After William’s death, succession passed uneasily between his sons: William II (Rufus) and then Henry I, who tightened royal control and sought to temper baronial excess. The episode opens with Henry’s Charter of Liberties, a remarkable document that prefigures later constitutional ideas. It promises fair inheritance, lawful justice, and moderation in royal power—an attempt to steady a realm strained by decades of exploitation. But good governance depended on stability, and Henry’s dynasty would soon fail him.
When Henry I died in 1135 without a legitimate son due to the White Ship disaster, his daughter Matilda—the “Empress,” widow of the Holy Roman Emperor—was his designated heir. Many nobles had sworn to her, but when the moment came, they turned to Stephen of Blois, William the Conqueror’s grandson. What followed was two decades of shifting alliances, sieges, and betrayals—a civil war remembered simply as The Anarchy.
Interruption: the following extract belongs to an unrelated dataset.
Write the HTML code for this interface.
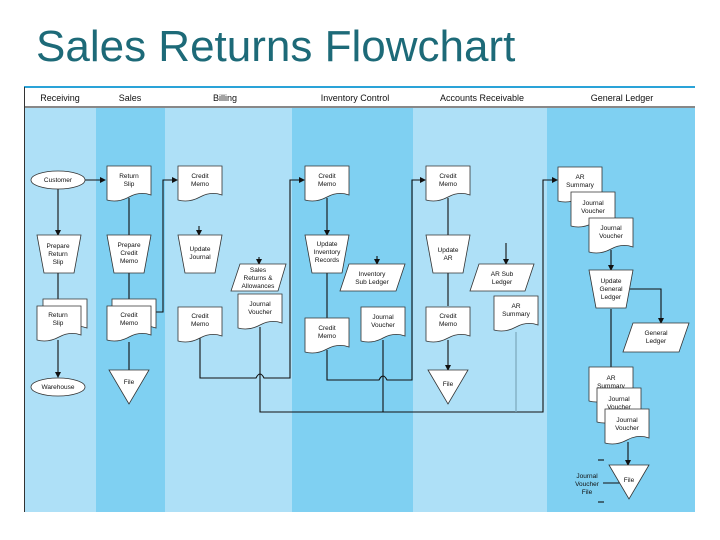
<!DOCTYPE html>
<html><head><meta charset="utf-8"><style>
html,body{margin:0;padding:0;background:#fff;width:720px;height:540px;overflow:hidden}
.t{position:absolute;left:36px;top:22px;font-family:"Liberation Sans",sans-serif;font-size:44px;color:#1d6a78;white-space:nowrap}
svg{position:absolute;left:0;top:0}
text{font-family:"Liberation Sans",sans-serif;font-size:6.5px;fill:#111;text-anchor:middle}
.h{font-size:9px}
.s{fill:#fff;stroke:#333;stroke-width:0.8}
.l{fill:none;stroke:#111;stroke-width:1.1}
</style></head><body>
<div class="t">Sales Returns Flowchart</div>
<svg width="720" height="540" viewBox="0 0 720 540">
<defs>
<path id="doc" d="M0 0H44V29Q33 25 22 31Q11 37 0 34Z"/>
<path id="trap" d="M0 0H44L37 38H7Z"/>
<path id="tri" d="M0 0H40L20 34Z"/>
<marker id="a" markerWidth="6" markerHeight="6" refX="5" refY="3" orient="auto" markerUnits="userSpaceOnUse"><path d="M0 0L6 3L0 6Z" fill="#111"/></marker>
</defs>
<rect x="24" y="108" width="72" height="404" fill="#aee0f7"/>
<rect x="96" y="108" width="69" height="404" fill="#7fd0f2"/>
<rect x="165" y="108" width="127" height="404" fill="#aee0f7"/>
<rect x="292" y="108" width="121" height="404" fill="#7fd0f2"/>
<rect x="413" y="108" width="134" height="404" fill="#aee0f7"/>
<rect x="547" y="108" width="148" height="404" fill="#7fd0f2"/>
<line x1="24" y1="87" x2="695" y2="87" stroke="#2aa3d8" stroke-width="2"/>
<line x1="24" y1="107" x2="695" y2="107" stroke="#111" stroke-width="1"/>
<line x1="24.5" y1="87" x2="24.5" y2="512" stroke="#333" stroke-width="1"/>
<text class="h" x="60" y="101">Receiving</text>
<text class="h" x="130" y="101">Sales</text>
<text class="h" x="225" y="101">Billing</text>
<text class="h" x="355" y="101">Inventory Control</text>
<text class="h" x="482" y="101">Accounts Receivable</text>
<text class="h" x="622" y="101">General Ledger</text>

<line class="l" x1="58" y1="189" x2="58" y2="235" marker-end="url(#a)"/>
<line class="l" x1="58" y1="273" x2="58" y2="303"/>
<line class="l" x1="58" y1="340" x2="58" y2="377" marker-end="url(#a)"/>
<line class="l" x1="85" y1="180" x2="105" y2="180" marker-end="url(#a)"/>
<line class="l" x1="129" y1="198" x2="129" y2="235"/>
<line class="l" x1="129" y1="273" x2="129" y2="303"/>
<line class="l" x1="129" y1="342" x2="129" y2="370"/>
<polyline class="l" points="156,312 163,312 163,180 177,180" marker-end="url(#a)"/>
<line class="l" x1="199" y1="226" x2="199" y2="235" marker-end="url(#a)"/>
<line class="l" x1="259" y1="257" x2="259" y2="264" marker-end="url(#a)"/>
<path class="l" d="M200 338V378H256Q260 370 264 378H290V180H304" marker-end="url(#a)"/>
<path class="l" d="M260 327V412H543V180H557" marker-end="url(#a)"/>
<line class="l" x1="327" y1="198" x2="327" y2="235" marker-end="url(#a)"/>
<line class="l" x1="327" y1="273" x2="327" y2="318"/>
<line class="l" x1="377" y1="256" x2="377" y2="264" marker-end="url(#a)"/>
<path class="l" d="M327 350V380H379Q383 372 387 380H412V180H425" marker-end="url(#a)"/>
<line class="l" x1="383" y1="340" x2="383" y2="412"/>
<line class="l" x1="448" y1="198" x2="448" y2="235"/>
<line class="l" x1="448" y1="273" x2="448" y2="306"/>
<line class="l" x1="448" y1="340" x2="448" y2="370" marker-end="url(#a)"/>
<line class="l" x1="506" y1="243" x2="506" y2="264" marker-end="url(#a)"/>
<line x1="516" y1="332" x2="516" y2="412" stroke="#7aa6bb" stroke-width="1.2"/>
<line class="l" x1="611" y1="250" x2="611" y2="270" marker-end="url(#a)"/>
<polyline class="l" points="630,289 661,289 661,323" marker-end="url(#a)"/>
<line class="l" x1="611" y1="309" x2="611" y2="367"/>
<line class="l" x1="628" y1="442" x2="628" y2="465" marker-end="url(#a)"/>
<line class="l" x1="603" y1="483" x2="620" y2="483"/>
<line class="l" x1="598" y1="460" x2="604" y2="460"/>
<line class="l" x1="598" y1="502" x2="604" y2="502"/>

<ellipse class="s" cx="58" cy="180" rx="27" ry="9"/><text x="58" y="182">Customer</text>
<use href="#trap" class="s" x="37" y="235"/><text x="58" y="248">Prepare</text><text x="58" y="256">Return</text><text x="58" y="264">Slip</text>
<use href="#doc" class="s" x="43" y="299"/><use href="#doc" class="s" x="37" y="306"/><text x="58" y="317">Return</text><text x="58" y="325">Slip</text>
<ellipse class="s" cx="58" cy="387" rx="27" ry="9"/><text x="58" y="389">Warehouse</text>
<use href="#doc" class="s" x="107" y="166"/><text x="129" y="178">Return</text><text x="129" y="186">Slip</text>
<use href="#trap" class="s" x="107" y="235"/><text x="129" y="247">Prepare</text><text x="129" y="255">Credit</text><text x="129" y="263">Memo</text>
<use href="#doc" class="s" x="112" y="299"/><use href="#doc" class="s" x="107" y="306"/><text x="129" y="317">Credit</text><text x="129" y="325">Memo</text>
<use href="#tri" class="s" x="109" y="370"/><text x="129" y="384">File</text>
<use href="#doc" class="s" x="178" y="166"/><text x="200" y="178">Credit</text><text x="200" y="186">Memo</text>
<use href="#trap" class="s" x="178" y="235"/><text x="200" y="251">Update</text><text x="200" y="259">Journal</text>
<path class="s" d="M240 264H286L278 291H231Z"/><text x="258" y="272">Sales</text><text x="258" y="280">Returns &amp;</text><text x="258" y="288">Allowances</text>
<use href="#doc" class="s" x="178" y="307"/><text x="200" y="318">Credit</text><text x="200" y="326">Memo</text>
<use href="#doc" class="s" x="238" y="294"/><text x="260" y="306">Journal</text><text x="260" y="314">Voucher</text>
<use href="#doc" class="s" x="305" y="166"/><text x="327" y="178">Credit</text><text x="327" y="186">Memo</text>
<use href="#trap" class="s" x="305" y="235"/><text x="327" y="246">Update</text><text x="327" y="254">Inventory</text><text x="327" y="262">Records</text>
<path class="s" d="M349 264H405L396 291H340Z"/><text x="372" y="276">Inventory</text><text x="372" y="284">Sub Ledger</text>
<use href="#doc" class="s" x="305" y="318"/><text x="327" y="330">Credit</text><text x="327" y="338">Memo</text>
<use href="#doc" class="s" x="361" y="307"/><text x="383" y="319">Journal</text><text x="383" y="327">Voucher</text>
<use href="#doc" class="s" x="426" y="166"/><text x="448" y="178">Credit</text><text x="448" y="186">Memo</text>
<use href="#trap" class="s" x="426" y="235"/><text x="448" y="252">Update</text><text x="448" y="260">AR</text>
<path class="s" d="M479 264H534L525 291H470Z"/><text x="502" y="276">AR Sub</text><text x="502" y="284">Ledger</text>
<use href="#doc" class="s" x="426" y="307"/><text x="448" y="318">Credit</text><text x="448" y="326">Memo</text>
<use href="#doc" class="s" x="494" y="296"/><text x="516" y="308">AR</text><text x="516" y="316">Summary</text>
<use href="#tri" class="s" x="428" y="370"/><text x="448" y="386">File</text>
<use href="#doc" class="s" x="558" y="167"/><text x="580" y="179">AR</text><text x="580" y="187">Summary</text>
<use href="#doc" class="s" x="571" y="192"/><text x="593" y="205">Journal</text><text x="593" y="213">Voucher</text>
<use href="#doc" class="s" x="589" y="218"/><text x="611" y="230">Journal</text><text x="611" y="238">Voucher</text>
<use href="#trap" class="s" x="589" y="270"/><text x="611" y="283">Update</text><text x="611" y="291">General</text><text x="611" y="299">Ledger</text>
<path class="s" d="M633 323H689L679 352H623Z"/><text x="656" y="335">General</text><text x="656" y="343">Ledger</text>
<use href="#doc" class="s" x="589" y="367"/><text x="611" y="380">AR</text><text x="611" y="388">Summary</text>
<use href="#doc" class="s" x="597" y="388"/><text x="619" y="401">Journal</text><text x="619" y="409">Voucher</text>
<use href="#doc" class="s" x="605" y="409"/><text x="627" y="422">Journal</text><text x="627" y="430">Voucher</text>
<use href="#tri" class="s" x="609" y="465"/><text x="629" y="482">File</text>
<text x="587" y="478">Journal</text><text x="587" y="486">Voucher</text><text x="587" y="494">File</text>
</svg>
</body></html>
Matilda and Stephen fought across both England and Normandy, their fortunes rising and falling with each campaign.
By 1153, exhaustion forced compromise. Stephen would remain king, but the crown would pass to Matilda’s son Henry FitzEmpress. When Stephen died the next year, Henry II ascended peacefully, uniting England and much of western France under what historians call the Angevin Empire. The scars of The Anarchy, though, endured: England had learned how fragile centralized power could be—and how often legitimacy depended on consensus as much as blood.
My takeaway: Norman rule promised order through hierarchy, but it delivered recurring instability. The machinery William built—strong kingship, legal reform, and feudal control—could survive invasion but not uncertainty at the top. The Anarchy exposes the paradox of the new England: a kingdom powerful enough to dominate Europe, yet still vulnerable to the same dynastic fragility that had once undone the Anglo-Saxons.